We believe that having a framework that combines the modeling approach with standard experimental methodologies can lead to new insights into the mechanisms underlying comprehension. To that end, we propose that a sensible extension to previous natural language processing (NLP) studies – which have primarily focused on examining comprehension during listening to spoken utterances that fall within the range of typical everyday communication scenarios – would be to explore speech comprehension through the lens of the channel capacity framework. This approach involves pushing the comprehension system to its limits by presenting listeners with speech signals that are difficult to understand in order to identify the specific acoustic and linguistic features that are crucial for comprehension, their associated channel capacity, and how such processing bottlenecks are implemented in neural dynamics. Large language models offer an unprecedented level of resolution in describing the features of language and speech signals at multiple scales. This opens up new opportunities for researchers to gain a more detailed understanding of which specific features and timescales are crucial for comprehension.
13.10 Conclusion
In conclusion, speech is a highly complex signal structured at various levels of analysis. Because of its multiplexed nature, the necessary computations and neural circuits involved in speech processing are likely to be spatially and temporally highly organized. Throughout this chapter, we have examined the temporal constraints limiting speech comprehension beyond the acoustic level. How these hierarchical bottlenecks are implemented, what determines their channel capacity, and how they interact to efficiently process speech is currently unknown. We have also demonstrated the potential of the channel capacity framework in enhancing our comprehension of speech processing in humans. As such, developing a research program aimed at determining the capacity limitations of our cognitive resources for comprehension could be instrumental in developing predictive and remediative strategies for improving comprehension skills. One potential avenue is to tailor speech materials or specific interventions to individual cognitive resources to increase the efficiency of information transmission and encoding, thus reducing miscomprehension.
Summary
Speech is a complex signal that contains different levels of information at distinct timescales, from acoustic to supra-lexical. This chapter highlighted the importance of multiple linguistic features to understand human comprehension ability.
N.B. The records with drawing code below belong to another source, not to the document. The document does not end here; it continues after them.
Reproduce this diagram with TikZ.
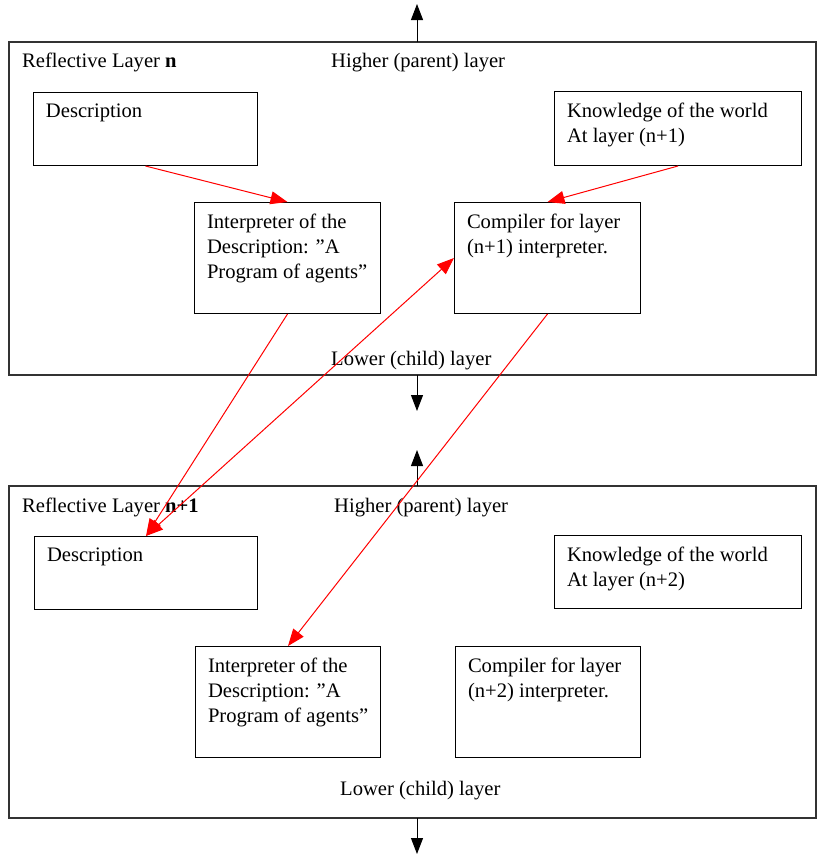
\documentclass[tikz,border=0pt]{standalone}
\usepackage{fontspec}
\setmainfont{Liberation Serif}
\usetikzlibrary{arrows.meta}
\newcommand{\boxtxt}[3]{\parbox[t][#2][t]{#1}{\leftskip=12.5pt\rightskip=0pt plus 1fil\relax #3}}

\begin{document}
\begin{tikzpicture}
        [x=1pt, y=-1pt, font=\fontsize{20.6}{25}\selectfont,
         frame/.style={draw=black!80, line width=1.3pt},
         box/.style={draw, line width=1pt, anchor=north west, inner xsep=0pt, inner ysep=11pt},
         lbl/.style={anchor=base west, inner sep=0pt},
         updown/.style={line width=1pt, -{Triangle[length=16pt,width=12pt]}},
         link/.style={red, line width=1pt, -{Triangle[length=17pt,width=13pt]}},
         bilink/.style={red, line width=1pt, {Triangle[length=17pt,width=13pt]}-{Triangle[length=17pt,width=13pt]}}]
        \useasboundingbox (0,0) rectangle (817,854);
        % the two reflective layers
        \draw[frame] (9,42) rectangle (816,375);
        \draw[frame] (9,486) rectangle (816,818);
        \coordinate (topA) at (417,42);   \coordinate (upA) at (417,4);
        \coordinate (botA) at (417,375);  \coordinate (downA) at (417,411);
        \coordinate (topB) at (417,486);  \coordinate (upB) at (417,450);
        \coordinate (botB) at (417,818);  \coordinate (downB) at (417,854);
        \path node (nameA) at (22,67) [lbl] {Reflective Layer \textbf{n}}
              node (highA) at (331,67) [lbl] {Higher (parent) layer}
              node (lowA) at (331,365) [lbl] {Lower (child) layer}
              node (nameB) at (22,512) [lbl] {Reflective Layer \textbf{n+1}}
              node (highB) at (334,512) [lbl] {Higher (parent) layer}
              node (lowB) at (340,795) [lbl] {Lower (child) layer};
        % boxes of layer n
        \path node (descA) at (33,92) [box] {\boxtxt{224pt}{51pt}{Description}}
              node (knowA) at (554,91) [box] {\boxtxt{247pt}{52pt}{Knowledge of the world\\At layer (n+1)}}
              node (interpA) at (194,202) [box] {\boxtxt{186pt}{89pt}{Interpreter of the Description: ''A Program of agents''}}
              node (compA) at (454,202) [box] {\boxtxt{186pt}{89pt}{Compiler for layer (n+1) interpreter.}};
        % boxes of layer n+1
        \path node (descB) at (34,536) [box] {\boxtxt{223pt}{51pt}{Description}}
              node (knowB) at (554,535) [box] {\boxtxt{247pt}{51pt}{Knowledge of the world\\At layer (n+2)}}
              node (interpB) at (195,646) [box] {\boxtxt{185pt}{89pt}{Interpreter of the Description: ''A Program of agents''}}
              node (compB) at (455,646) [box] {\boxtxt{185pt}{89pt}{Compiler for layer (n+2) interpreter.}};
        % links to parent and child
        \draw[updown] (topA) -- (upA);
        \draw[updown] (botA) -- (downA);
        \draw[updown] (topB) -- (upB);
        \draw[updown] (botB) -- (downB);
        % red links
        \draw[link] (descA.south) -- (interpA.north);
        \draw[link] (knowA.south) -- (compA.north);
        \draw[link] (interpA.south) -- (descB.north);
        \draw[bilink] (descB.north) -- (compA.west);
        \draw[link] (compA.south) -- (interpB.north);
      \end{tikzpicture}
\end{document}
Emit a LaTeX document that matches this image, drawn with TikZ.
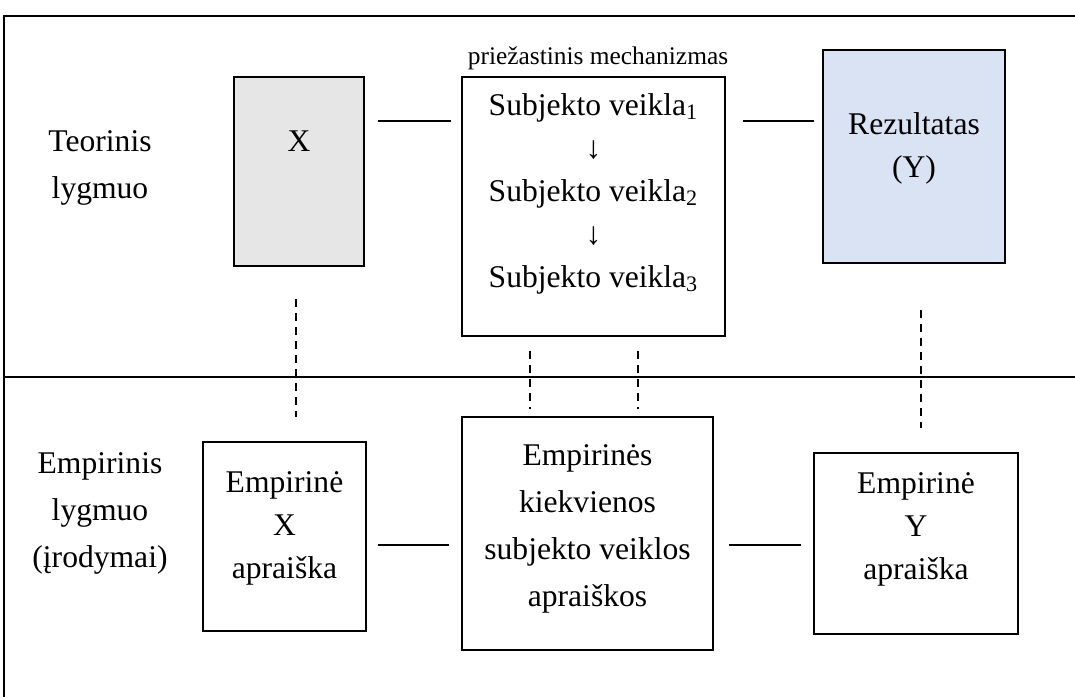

The temporal dynamics of these levels of analysis is discussed, along with how they fit with neural data.
Implications
Each linguistic feature can be expressed in a number of units per second and their associated channel capacity can be derived. These channel capacities are temporal constraints for speech comprehension and can shape the multiplexed rhythms that are observed in speech and language.
Gains
The approach put forward in this chapter lays the foundation for deeper investigations into how the temporal unfolding of multilevel linguistic features impacts speech comprehension. We encourage the use of a normative framework (the concept of channel capacity) to explore the neural mechanisms of speech and language processing.